Rise in Chinese-funded acquisitions could trigger more hurdles

"Cash rich" China companies and their global expansion ambitions to fuel mergers and acquisitions of companies, especially fading ones, but they could increasingly run into regulatory clearance issues overseas, observers say.
Written by Ellyne Phneah, Contributor

The Chinese acquisition of companies worldwide, especially "dying ones" is a trend likely to continue, and will lead to an increase in mergers and acquisitions, as well as partnerships with overseas companies, say market watchers. However, they note that this could mean a rise in regulatory challenges overseas due to national security concerns.

A Wall Street Journal report last month highlighted that Chinese companies were stepping up acquisitions in Japan, using the former's "growing wealth" to save a string of companies in the latter that were "desperate for funding". Accounting firm Grant Thornton also found that Chinese companies have also been in the spotlight in mergers and acquisitions in the technology space, with 26 percent of businesses planning cross-border acquisitions.

This is a trend that is likely to continue worldwide, Benjamin Cavender, senior analyst at China Market Research (CMR), remarked. It is a situation where there are a lot of large Chinese companies that are "cash rich" which have aspirations to expand globally and move up the value chain looking to push through mergers and acquisitions (M&A), he explained.

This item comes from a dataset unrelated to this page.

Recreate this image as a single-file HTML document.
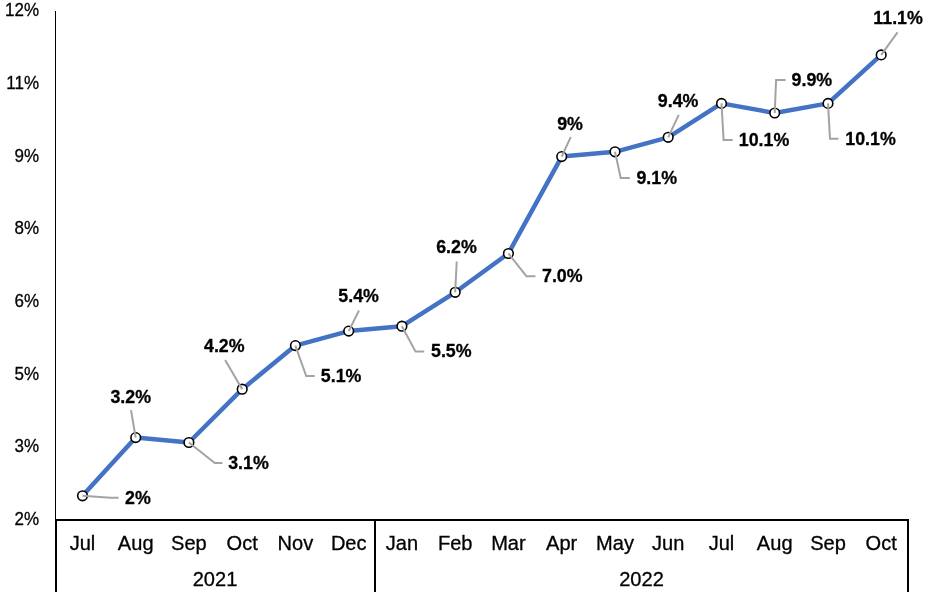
<!DOCTYPE html>
<html><head><meta charset="utf-8"><title>Chart</title>
<style>
html,body{margin:0;padding:0;background:#fff;}
body{width:928px;height:598px;overflow:hidden;font-family:"Liberation Sans",sans-serif;}
svg{display:block;}
text{font-family:"Liberation Sans",sans-serif;fill:#000;stroke:#000;stroke-width:0.3px;}
.yl{font-size:17.90px;text-anchor:end;}
.xl{font-size:19.30px;text-anchor:middle;}
.dl{font-size:18.20px;font-weight:bold;}
.ld{fill:none;stroke:#a3a3a3;stroke-width:2;}
.mk{fill:#fff;stroke:#000;stroke-width:1.6;}
</style></head><body>
<svg width="928" height="598" viewBox="0 0 928 598">
<rect width="928" height="598" fill="#fff"/>
<g shape-rendering="crispEdges" fill="#000">
<rect x="55" y="11.3" width="1" height="508"/>
<rect x="55" y="519" width="854" height="2"/>
<rect x="55" y="520" width="2" height="71.6"/>
<rect x="374" y="520" width="2" height="71.6"/>
<rect x="907" y="520" width="2" height="71.6"/>
</g>
<polyline fill="none" stroke="#4472c4" stroke-width="4.5" stroke-linejoin="round" stroke-linecap="round" points="82.5,495.8 135.7,437.6 188.9,442.5 242.2,389.2 295.4,345.6 348.7,331.1 401.9,326.2 455.2,292.3 508.4,253.5 561.7,156.6 615.0,151.8 668.2,137.3 721.5,103.4 774.7,113.0 828.0,103.4 881.2,54.9"/>
<circle class="mk" cx="82.5" cy="495.8" r="4.8"/>
<circle class="mk" cx="135.7" cy="437.6" r="4.8"/>
<circle class="mk" cx="188.9" cy="442.5" r="4.8"/>
<circle class="mk" cx="242.2" cy="389.2" r="4.8"/>
<circle class="mk" cx="295.4" cy="345.6" r="4.8"/>
<circle class="mk" cx="348.7" cy="331.1" r="4.8"/>
<circle class="mk" cx="401.9" cy="326.2" r="4.8"/>
<circle class="mk" cx="455.2" cy="292.3" r="4.8"/>
<circle class="mk" cx="508.4" cy="253.5" r="4.8"/>
<circle class="mk" cx="561.7" cy="156.6" r="4.8"/>
<circle class="mk" cx="615.0" cy="151.8" r="4.8"/>
<circle class="mk" cx="668.2" cy="137.3" r="4.8"/>
<circle class="mk" cx="721.5" cy="103.4" r="4.8"/>
<circle class="mk" cx="774.7" cy="113.0" r="4.8"/>
<circle class="mk" cx="828.0" cy="103.4" r="4.8"/>
<circle class="mk" cx="881.2" cy="54.9" r="4.8"/>
<polyline class="ld" points="82.5,495.8 110.4,497.7 118.6,497.7"/>
<polyline class="ld" points="131.0,410.1 135.7,437.6"/>
<polyline class="ld" points="188.9,442.5 214.8,463.0 222.4,463.0"/>
<polyline class="ld" points="225.1,359.9 242.2,389.2"/>
<polyline class="ld" points="295.4,345.6 306.2,376.1 314.7,376.1"/>
<polyline class="ld" points="359.0,310.5 348.7,331.1"/>
<polyline class="ld" points="401.9,326.2 415.6,351.6 424.2,351.6"/>
<polyline class="ld" points="456.7,261.5 455.2,292.3"/>
<polyline class="ld" points="508.4,253.5 526.4,276.2 535.4,276.2"/>
<polyline class="ld" points="570.8,136.8 561.7,156.6"/>
<polyline class="ld" points="615.0,151.8 620.7,177.9 629.8,177.9"/>
<polyline class="ld" points="678.7,114.9 668.2,137.3"/>
<polyline class="ld" points="721.5,103.4 723.6,140.1 732.7,140.1"/>
<polyline class="ld" points="774.7,113.0 776.1,80.0 785.5,80.0"/>
<polyline class="ld" points="828.0,103.4 830.0,138.7 838.5,138.7"/>
<polyline class="ld" points="897.5,32.4 881.2,54.9"/>
<g style="opacity:0.999">
<text class="yl" transform="translate(39.0,525.10) scale(0.950,1)">2%</text>
<text class="yl" transform="translate(39.0,452.38) scale(0.950,1)">3%</text>
<text class="yl" transform="translate(39.0,379.66) scale(0.950,1)">5%</text>
<text class="yl" transform="translate(39.0,306.94) scale(0.950,1)">6%</text>
<text class="yl" transform="translate(39.0,234.22) scale(0.950,1)">8%</text>
<text class="yl" transform="translate(39.0,161.50) scale(0.950,1)">9%</text>
<text class="yl" transform="translate(39.0,88.78) scale(0.950,1)">11%</text>
<text class="yl" transform="translate(39.0,16.06) scale(0.950,1)">12%</text>
<text class="xl" transform="translate(82.5,549.7) scale(1.040,1)">Jul</text>
<text class="xl" transform="translate(135.7,549.7) scale(1.040,1)">Aug</text>
<text class="xl" transform="translate(188.9,549.7) scale(1.040,1)">Sep</text>
<text class="xl" transform="translate(242.2,549.7) scale(1.040,1)">Oct</text>
<text class="xl" transform="translate(295.4,549.7) scale(1.040,1)">Nov</text>
<text class="xl" transform="translate(348.7,549.7) scale(1.040,1)">Dec</text>
<text class="xl" transform="translate(401.9,549.7) scale(1.040,1)">Jan</text>
<text class="xl" transform="translate(455.2,549.7) scale(1.040,1)">Feb</text>
<text class="xl" transform="translate(508.4,549.7) scale(1.040,1)">Mar</text>
<text class="xl" transform="translate(561.7,549.7) scale(1.040,1)">Apr</text>
<text class="xl" transform="translate(615.0,549.7) scale(1.040,1)">May</text>
<text class="xl" transform="translate(668.2,549.7) scale(1.040,1)">Jun</text>
<text class="xl" transform="translate(721.5,549.7) scale(1.040,1)">Jul</text>
<text class="xl" transform="translate(774.7,549.7) scale(1.040,1)">Aug</text>
<text class="xl" transform="translate(828.0,549.7) scale(1.040,1)">Sep</text>
<text class="xl" transform="translate(881.2,549.7) scale(1.040,1)">Oct</text>
<text class="xl" transform="translate(215.0,586.0) scale(1.040,1)">2021</text>
<text class="xl" transform="translate(641.5,586.0) scale(1.040,1)">2022</text>
<text class="dl" transform="translate(125.0,503.7) scale(0.980,1)">2%</text>
<text class="dl" transform="translate(110.4,403.3) scale(0.980,1)">3.2%</text>
<text class="dl" transform="translate(228.2,469.0) scale(0.980,1)">3.1%</text>
<text class="dl" transform="translate(204.0,352.4) scale(0.980,1)">4.2%</text>
<text class="dl" transform="translate(320.8,382.3) scale(0.980,1)">5.1%</text>
<text class="dl" transform="translate(338.3,302.3) scale(0.980,1)">5.4%</text>
<text class="dl" transform="translate(431.0,356.6) scale(0.980,1)">5.5%</text>
<text class="dl" transform="translate(436.2,253.1) scale(0.980,1)">6.2%</text>
<text class="dl" transform="translate(542.0,282.3) scale(0.980,1)">7.0%</text>
<text class="dl" transform="translate(557.2,130.2) scale(0.980,1)">9%</text>
<text class="dl" transform="translate(636.4,183.9) scale(0.980,1)">9.1%</text>
<text class="dl" transform="translate(657.8,106.5) scale(0.980,1)">9.4%</text>
<text class="dl" transform="translate(738.8,146.0) scale(0.980,1)">10.1%</text>
<text class="dl" transform="translate(791.6,86.4) scale(0.980,1)">9.9%</text>
<text class="dl" transform="translate(845.3,145.3) scale(0.980,1)">10.1%</text>
<text class="dl" transform="translate(873.3,24.3) scale(0.980,1)">11.1%</text>
</g>
</svg>
</body></html>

In many cases, these firms also know they do not necessarily have the internal expertise or know how to be effective on their own, so they are looking to acquire talent and gain access to technology through acquisitions, he said.

This trend is also reminiscent of when Japan had been "flush with cash" in the 1980s, Dan Olds, owner of The Gabriel Consulting Group, remarked. He added that Japanese firms "went on a shopping spree" which included some of the most well-known names in global business, along with real estate, mineral rights and other assets.

Chinese companies will continue to be opportunistic and buy stakes in companies that have problems, Michael Yoshikami, CEO and founder of U.S.-based Destination Wealth Management, noted, adding that this is already seen in the automotive industry and there is no reason why it will apply to the technology sector.

"It is likely that there will be more partnerships between U.S. companies and Chinese firms when capital is needed and global expansion plan is required for market penetration for the software or hardware product," he said.

They can also bring together sets of companies and complementary technologies in combination, which will give them an advantage in the world market, Olds added. The Chinese ownership will bring exposure and access to China's low cost manufacturing and vast customer base, he said.

"China has an additional challenge, a political one: M&A deals of significant size usually require regulatory clearance, in most countries. In the US and the EU, there has been reluctance--bordering on paranoia--about allowing Chinese-driven deals.."
-- Matt Walker,
principal analyst,
Network Infrastructure Telecoms,

Rising obstacles, laws against Chinese companies
However, there are also concerns around security over technology deals, Yoshikami warned, citing recent accusations by the U.S. that China was engaged in cyberspying. That said, nationalist viewpoints should not be underestimated and this will definitely impact investments by China in the technology sector, he noted.

Matt Walker, principal analyst at Ovum's Network Infrastructure Telecoms, had a different take. China would face an additional "political" challenge of regulatory clearance needed for M&A, he pointed out, citing that in the U.S. and Europe, there has been reluctance over allowing China-driven deals due to paranoia.

It is also expected that there will be more competition law against Chinese companies, and they will continue to face political oppression in some overseas markets, Walker noted.

Some of the opposition will be legitimate based on concerns about "playing fields not being level", while others will be driven by rivals looking for an edge, and willing to lobby politicians to get it, he explained.

Balanced regulatory approach needed
However, foreign investment is crucial in countries trying to grow or revive their industries, so it is important for countries to maintain a transparent and robust approach toward the use of competition law to instill investor confidence, Lim Chong Kin, head of Drew & Napier's competition and regulatory practice group, pointed out.

"Using competition law to block foreign entry discriminatorily may cause existing investors to reconsider their long term commitment to a country as there is always the fear that competition law can be used against them for non-legitimate purposes," he said.

The function of competition law is to protect the competitive structure of markets and not as a tool to "protect national champions or administer nationalistic policies," Lim pointed out. As such, if there are national security concerns, it is better for these to be directly addressed by specific security agencies rather than through the inappropriate use of general competition law by competition authorities, he noted.

Being a large market, Chinese ownership can give ailing large scale technology companies such as RIM and Nokia "a new lease of life", Olds noted. The combination of new capital and access to China's market could turn these brands around, he explained.

However, Walker was less optimistic over whether Chinese funds would be the answer for dying companies, maintaining that these companies had to "save themselves".

"Their problem is not a shortage of deep pockets, but a widespread lack of confidence in their direction," he said.